Your glue records are pointing to an IP address of 199.168.117.67, which returns the correct response. Your zone however is defining nameserver records ending in com.com. If we +trace one of those nameservers instead...



com.com.                172800  IN      NS      ns-180.awsdns-22.com.

com.com. 172800 IN NS ns-895.awsdns-47.net.
com.com. 172800 IN NS ns-1084.awsdns-07.org.
com.com. 172800 IN NS ns-2015.awsdns-59.co.uk.
;; Received 212 bytes from 192.26.92.30#53(c.gtld-servers.net) in 22 ms

ns1.grahamhancock.com.com. 30 IN A 54.201.82.69
com.com. 172800 IN NS ns-1084.awsdns-07.org.
com.com. 172800 IN NS ns-180.awsdns-22.com.
com.com. 172800 IN NS ns-2015.awsdns-59.co.uk.
com.com. 172800 IN NS ns-895.awsdns-47.net.
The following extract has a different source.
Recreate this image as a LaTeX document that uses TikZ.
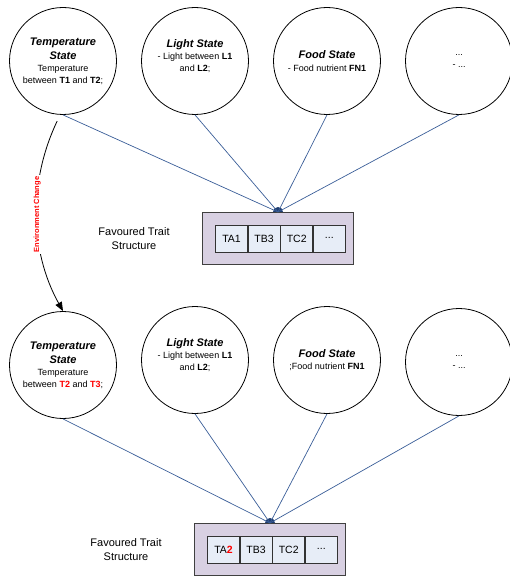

;; Received 196 bytes from 205.251.195.127#53(ns-895.awsdns-47.net) in 16 ms


...we end up at someone's AWS hosted nameservers.



Your problem is something known as a glue record mismatch. Remote nameservers are initially learning about your domain via the glue records, but once those remote servers perform a refresh they end up querying the bogus nameservers that you've defined with an extra .com at the end.



This is not your only problem. You are listing the same IP address three times in your glue records, which is extremely volatile. You should always have multiple nameservers, they should never share a subnet or upstream network peer, and they should never be located at the same physical location. As matters currently stand, any brief routing problem between DNS servers and your single server will cause your domain to be temporarily unreachable.







Update:



This Q&A has been featured on the front page and is getting lots of comments. Unfortunately, that includes people who are just a little too eager to reply to this answer without checking to see if their points have already been addressed in the expanded comments.



The detail that most people seem to be overlooking is the comment that I'm quoting here:




  • [...] geo-redundant DNS servers prevent scenarios where a brief routing interruption results in temporary negative caching of nameservers. However brief the negative caching period ends up being, it will almost certainly exceed the amount of time that there was a connectivity interruption. [...] the number of scenarios where lack of DNS geo-redundancy won't create sporadic and difficult to troubleshoot availability problems is exactly zero.




If you think my understanding of negative caching of nameservers is wrong, that's open game for discussion, but outside of that you need to bring something to the table other than "it's a small site and who cares if both the website and DNS server are down at the same time". If you're saying this you don't understand the topic nearly as well as you think you do.



Second Update:



I went ahead and wrote a canonical Q&A that we can link to whenever the single DNS server topic comes up in the future. Hopefully this puts the matter to rest.